What do you think? Where should I start? Is any of the things I mentioned not really a problem?
Answer
I’d look at it like this:
- Anything that affects productivity should be solved first
- Things that affect profitability solved second (most productivity fixes are profitability fixes too)
- Nitpicky stuff last
Therefore, you should have the following (in order of my opinion):
- 7 – Restarting the Server after Compilation
- 5 – Incremental Build Speed
- 6 – Remote Debugging only
- 8 – Compiling from command line
- 12 – Subversion Integration (kind of in the same league as 5. above)
- 2 – Generated Files
- 11 – Not using Generics Correctly
Then
- 1 – svnignore
- 9 – Project Dependencies (this will take a great deal of time i’m sure)
- 10 – Mixing Maven + Ant
- 3 – IDE Warnings
- 4 – Conventions
The reason I have the ordering in this sense is time vs. benefit. If it takes a user 16 minutes to compile and check their code, it’s bloody well insane to be honest. Say a developer compiles 5x per day, we’re taking about 80 minutes, doing nothing.
After that it’s productivity.

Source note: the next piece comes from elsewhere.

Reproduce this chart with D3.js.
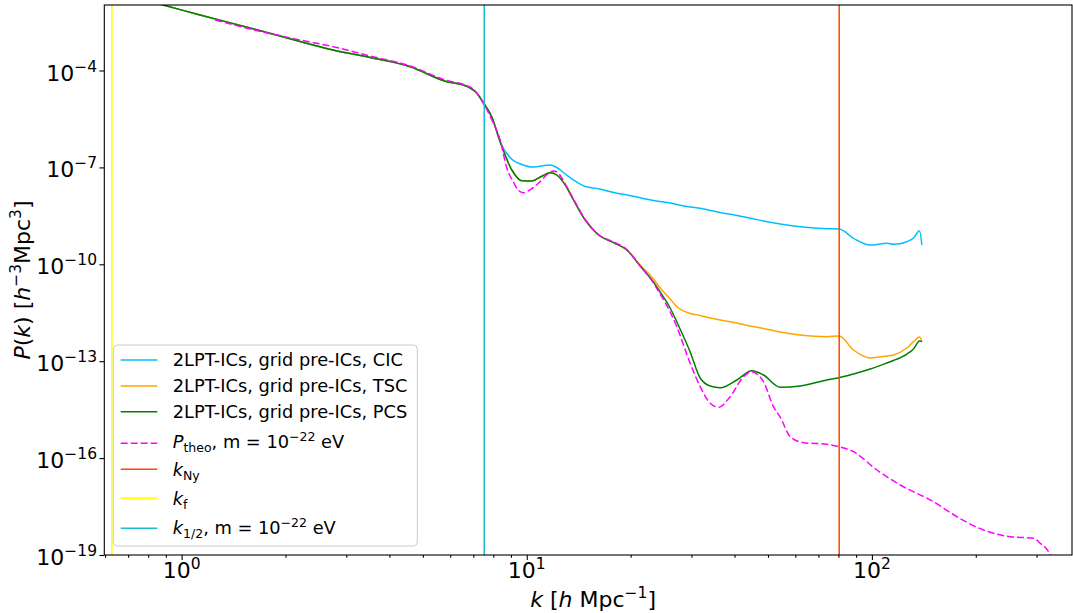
<!DOCTYPE html>
<html><head><meta charset="utf-8">
<script src="https://cdn.jsdelivr.net/npm/d3@7"></script>
<style>body{margin:0;background:#fff;} text{font-family:"DejaVu Sans",sans-serif;fill:#000;}</style>
</head><body><svg id="c" width="1073" height="613"></svg>
<script>
// ---------------- data ----------------
const kSim = [0.628, 0.884, 1.131, 1.579, 2.205, 2.748, 3.518, 4.594, 5.869, 6.555,
  7.168, 7.526, 7.922, 8.373, 9.053, 9.678, 10.35, 11.01, 11.69, 12.22,
  12.93, 13.66, 14.77, 16.14, 17.84, 19.50, 21.31, 23.29, 24.35, 26.03,
  27.22, 29.75, 31.80, 34.00, 36.35, 40.63, 44.90, 48.52, 54.23, 61.98,
  74.07, 80.39, 88.45, 98.87, 110.5, 115.5, 126.3, 132.0, 137.4, 139.6];
const pPCS = [2.81e-2, 1.07e-2, 5.22e-3, 2.07e-3, 7.91e-4, 4.32e-4, 2.52e-4, 1.31e-4, 4.50e-5, 3.56e-5,
  1.97e-5, 9.18e-6, 3.63e-6, 6.25e-7, 8.31e-8, 3.87e-8, 3.79e-8, 5.22e-8, 6.85e-8, 5.82e-8,
  2.85e-8, 9.79e-9, 2.35e-9, 8.07e-10, 4.67e-10, 2.77e-10, 8.85e-11, 2.83e-11, 1.39e-11, 4.44e-12,
  1.64e-12, 1.93e-13, 3.02e-14, 1.71e-14, 1.51e-14, 2.62e-14, 5.08e-14, 3.74e-14, 1.56e-14, 1.71e-14,
  2.62e-14, 3.08e-14, 4.02e-14, 5.74e-14, 8.79e-14, 1.05e-13, 1.67e-13, 2.39e-13, 4.22e-13, 4.02e-13];
const pCIC = [2.81e-2, 1.07e-2, 5.22e-3, 2.07e-3, 7.91e-4, 4.32e-4, 2.52e-4, 1.31e-4, 4.50e-5, 3.56e-5,
  1.97e-5, 9.18e-6, 3.63e-6, 6.25e-7, 1.78e-7, 1.23e-7, 1.03e-7, 1.10e-7, 1.19e-7, 9.93e-8,
  6.25e-8, 4.07e-8, 2.56e-8, 2.19e-8, 1.67e-8, 1.40e-8, 1.15e-8, 9.44e-9, 8.79e-9, 7.91e-9,
  7.10e-9, 5.94e-9, 5.42e-9, 4.63e-9, 4.02e-9, 3.24e-9, 2.62e-9, 2.19e-9, 1.77e-9, 1.46e-9,
  1.26e-9, 1.24e-9, 6.38e-10, 3.96e-10, 4.47e-10, 4.16e-10, 5.01e-10, 6.52e-10, 1.10e-9, 3.96e-10];
const pTSC = [2.81e-2, 1.07e-2, 5.22e-3, 2.07e-3, 7.91e-4, 4.32e-4, 2.52e-4, 1.31e-4, 4.50e-5, 3.56e-5,
  1.97e-5, 9.18e-6, 3.63e-6, 6.25e-7, 8.31e-8, 3.87e-8, 3.79e-8, 5.22e-8, 6.85e-8, 5.82e-8,
  2.85e-8, 9.79e-9, 2.35e-9, 8.07e-10, 4.67e-10, 2.77e-10, 9.51e-11, 3.51e-11, 1.85e-11, 8.43e-12,
  4.86e-12, 3.00e-12, 2.60e-12, 2.17e-12, 1.89e-12, 1.52e-12, 1.20e-12, 1.03e-12, 8.02e-13, 6.47e-13,
  5.74e-13, 6.03e-13, 2.22e-13, 1.26e-13, 1.45e-13, 1.56e-13, 2.56e-13, 4.02e-13, 5.61e-13, 4.02e-13];
const kTheo = [1.251, 1.579, 2.205, 2.748, 3.518, 4.594, 5.869, 6.555, 7.007, 7.491,
  7.922, 8.373, 8.756, 9.150, 9.461, 9.782, 10.30, 10.93, 11.46, 11.95,
  12.36, 12.93, 13.66, 14.77, 16.14, 17.84, 19.50, 21.31, 23.29, 24.35,
  26.03, 27.22, 29.75, 31.80, 34.00, 35.94, 38.85, 42.46, 44.90, 46.83,
  48.52, 51.86, 54.23, 57.98, 63.36, 74.07, 80.45, 88.45, 103.4, 120.8,
  150.8, 176.3, 210.6, 251.7, 293.9, 307.4, 328.6, 339.8];
const pTheo = [3.66e-3, 1.93e-3, 8.79e-4, 5.46e-4, 2.81e-4, 1.38e-4, 4.90e-5, 3.69e-5, 2.62e-5, 9.66e-6,
  2.93e-6, 7.05e-7, 9.57e-8, 3.53e-8, 1.93e-8, 1.65e-8, 2.14e-8, 3.61e-8, 6.03e-8, 7.74e-8,
  6.56e-8, 3.06e-8, 1.05e-8, 2.44e-9, 8.37e-10, 4.90e-10, 2.87e-10, 8.85e-11, 2.64e-11, 1.20e-11,
  3.33e-12, 1.15e-12, 8.61e-14, 1.63e-14, 4.98e-15, 3.74e-15, 7.96e-15, 3.31e-14, 4.73e-14, 3.74e-14,
  2.32e-14, 3.90e-15, 1.87e-15, 4.60e-16, 3.00e-16, 2.67e-16, 2.25e-16, 1.58e-16, 4.28e-17, 1.47e-17,
  4.47e-18, 1.53e-18, 5.94e-19, 3.69e-19, 3.29e-19, 2.30e-19, 1.00e-19, 1.68e-20];
const kNy = 80.4, kF = 0.628, kHalf = 7.53;
const xMajorTicks = [1, 10, 100];
const xTickExps = ["0", "1", "2"];
const yMajorTicks = [1e-4, 1e-7, 1e-10, 1e-13, 1e-16, 1e-19];
const yTickExps = ["\u22124", "\u22127", "\u221210", "\u221213", "\u221216", "\u221219"];

// ---------------- layout ----------------
const L = 104.3, R = 1072, T = 5, B = 555;
const svg = d3.select("#c");
const x = d3.scaleLog().domain([0.597, 380]).range([L, R]);
const y = d3.scaleLog().domain([1e-19, Math.pow(10, -1.972)]).range([B, T]);

svg.append("defs").append("clipPath").attr("id", "clip")
  .append("rect").attr("x", L).attr("y", T).attr("width", R - L).attr("height", B - T);

const plot = svg.append("g").attr("clip-path", "url(#clip)");
const line = d3.line().x(d => x(d[0])).y(d => y(d[1])).curve(d3.curveMonotoneX);
const zip = (ks, ps) => ks.map((k, i) => [k, ps[i]]);

const series = [
  {data: zip(kSim, pCIC), color: "#00bfff"},
  {data: zip(kSim, pTSC), color: "#ffa500"},
  {data: zip(kSim, pPCS), color: "#008000"},
  {data: zip(kTheo, pTheo), color: "#ff00ff", dash: "7,3"},
];
series.forEach(s => {
  plot.append("path").attr("d", line(s.data)).attr("fill", "none")
    .attr("stroke", s.color).attr("stroke-width", 1.5)
    .attr("stroke-dasharray", s.dash || null);
});
const vlines = [{k: kNy, color: "#ff4500"}, {k: kF, color: "#ffff00"}, {k: kHalf, color: "#17becf"}];
vlines.forEach(v => {
  plot.append("line").attr("x1", x(v.k)).attr("x2", x(v.k)).attr("y1", T).attr("y2", B)
    .attr("stroke", v.color).attr("stroke-width", 1.5);
});

// ---------------- axes ----------------
const xMinor = [];
[0.1, 1, 10, 100].forEach(d => { for (let m = 2; m <= 9; m++) { const v = d * m; if (v > 0.597 && v < 380) xMinor.push(v); } });
const gxMinor = svg.append("g").attr("transform", `translate(0,${B})`)
  .call(d3.axisBottom(x).tickValues(xMinor).tickSize(2.8).tickFormat(() => ""));
const gx = svg.append("g").attr("transform", `translate(0,${B})`)
  .call(d3.axisBottom(x).tickValues(xMajorTicks).tickSize(4.9).tickFormat(() => ""));
const gy = svg.append("g").attr("transform", `translate(${L},0)`)
  .call(d3.axisLeft(y).tickValues(yMajorTicks).tickSize(4.9).tickFormat(() => ""));
[gxMinor, gx, gy].forEach(g => {
  g.select(".domain").remove();
  g.selectAll(".tick line").attr("stroke", "#000").attr("stroke-width", 1.1);
});

xMajorTicks.forEach((v, i) => {
  const t = svg.append("text").attr("x", x(v)).attr("y", 578).attr("text-anchor", "middle").attr("font-size", 22);
  t.append("tspan").text("10");
  t.append("tspan").attr("font-size", 15.5).attr("dy", -9).text(xTickExps[i]);
});
yMajorTicks.forEach((v, i) => {
  const t = svg.append("text").attr("x", 97).attr("y", y(v) + 10).attr("text-anchor", "end").attr("font-size", 22);
  t.append("tspan").text("10");
  t.append("tspan").attr("font-size", 15.5).attr("dy", -9).text(yTickExps[i]);
});

svg.append("rect").attr("x", L).attr("y", T).attr("width", R - L).attr("height", B - T)
  .attr("fill", "none").attr("stroke", "#000").attr("stroke-width", 1.1);

// axis labels
const xl = svg.append("text").attr("x", (L + R) / 2 + 5).attr("y", 607).attr("text-anchor", "middle").attr("font-size", 22);
xl.append("tspan").attr("font-style", "italic").text("k");
xl.append("tspan").text(" [");
xl.append("tspan").attr("font-style", "italic").text("h");
xl.append("tspan").text(" Mpc");
xl.append("tspan").attr("font-size", 15.5).attr("dy", -9).text("\u22121");
xl.append("tspan").attr("dy", 9).text("]");

const yl = svg.append("text").attr("transform", `translate(30,${(T + B) / 2}) rotate(-90)`)
  .attr("text-anchor", "middle").attr("font-size", 22);
yl.append("tspan").attr("font-style", "italic").text("P");
yl.append("tspan").text("(");
yl.append("tspan").attr("font-style", "italic").text("k");
yl.append("tspan").text(") [");
yl.append("tspan").attr("font-style", "italic").text("h");
yl.append("tspan").attr("font-size", 15.5).attr("dy", -9).text("\u22123");
yl.append("tspan").attr("dy", 9).text("Mpc");
yl.append("tspan").attr("font-size", 15.5).attr("dy", -9).text("3");
yl.append("tspan").attr("dy", 9).text("]");

// ---------------- legend ----------------
const lg = svg.append("g");
lg.append("rect").attr("x", 113.3).attr("y", 345).attr("width", 304).attr("height", 201)
  .attr("rx", 4).attr("fill", "#fff").attr("fill-opacity", 0.8).attr("stroke", "#cccccc").attr("stroke-width", 1);
const FS = 17.8, SFS = 12.5;
const legendItems = [
  {color: "#00bfff", ly: 360, by: 366, parts: [["2LPT-ICs, grid pre-ICs, CIC"]]},
  {color: "#ffa500", ly: 386, by: 392, parts: [["2LPT-ICs, grid pre-ICs, TSC"]]},
  {color: "#008000", ly: 411.7, by: 417.7, parts: [["2LPT-ICs, grid pre-ICs, PCS"]]},
  {color: "#ff00ff", dash: "7,3", ly: 443.3, by: 448.3, parts: [["P", "i"], ["theo", "sub"], [", m = 10"], ["\u221222", "sup"], [" eV", "back"]]},
  {color: "#ff4500", ly: 469.3, by: 476, parts: [["k", "i"], ["Ny", "sub"]]},
  {color: "#ffff00", ly: 498.3, by: 505, parts: [["k", "i"], ["f", "sub"]]},
  {color: "#17becf", ly: 528.3, by: 534, parts: [["k", "i"], ["1/2", "sub"], [", m = 10", "back"], ["\u221222", "sup"], [" eV", "back2"]]},
];
legendItems.forEach(it => {
  lg.append("line").attr("x1", 120.7).attr("x2", 157.3).attr("y1", it.ly).attr("y2", it.ly)
    .attr("stroke", it.color).attr("stroke-width", 1.5).attr("stroke-dasharray", it.dash || null);
  const t = lg.append("text").attr("x", 172.7).attr("y", it.by).attr("font-size", FS);
  let shift = 0;
  it.parts.forEach(p => {
    const ts = t.append("tspan").text(p[0]);
    const kind = p[1];
    if (kind === "i") ts.attr("font-style", "italic");
    if (kind === "sub") { ts.attr("font-size", SFS).attr("dy", 4); shift = 4; }
    if (kind === "sup") { ts.attr("font-size", SFS).attr("dy", -7 - shift); shift = -7; }
    if (kind === "back" || kind === "back2" || kind === undefined) {
      if (shift !== 0) { ts.attr("dy", -shift); shift = 0; }
    }
  });
});
</script></body></html>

If you speed up the rate at which your developers can do their work, the turnover of work completed will rise substantially. (Profitability++
)
After this is the “nitpicky” things. I say this not as to infer that they’re not important, but the fact is from the looks of things you have much bigger fish to fry, so get those done first before correcting casing in code.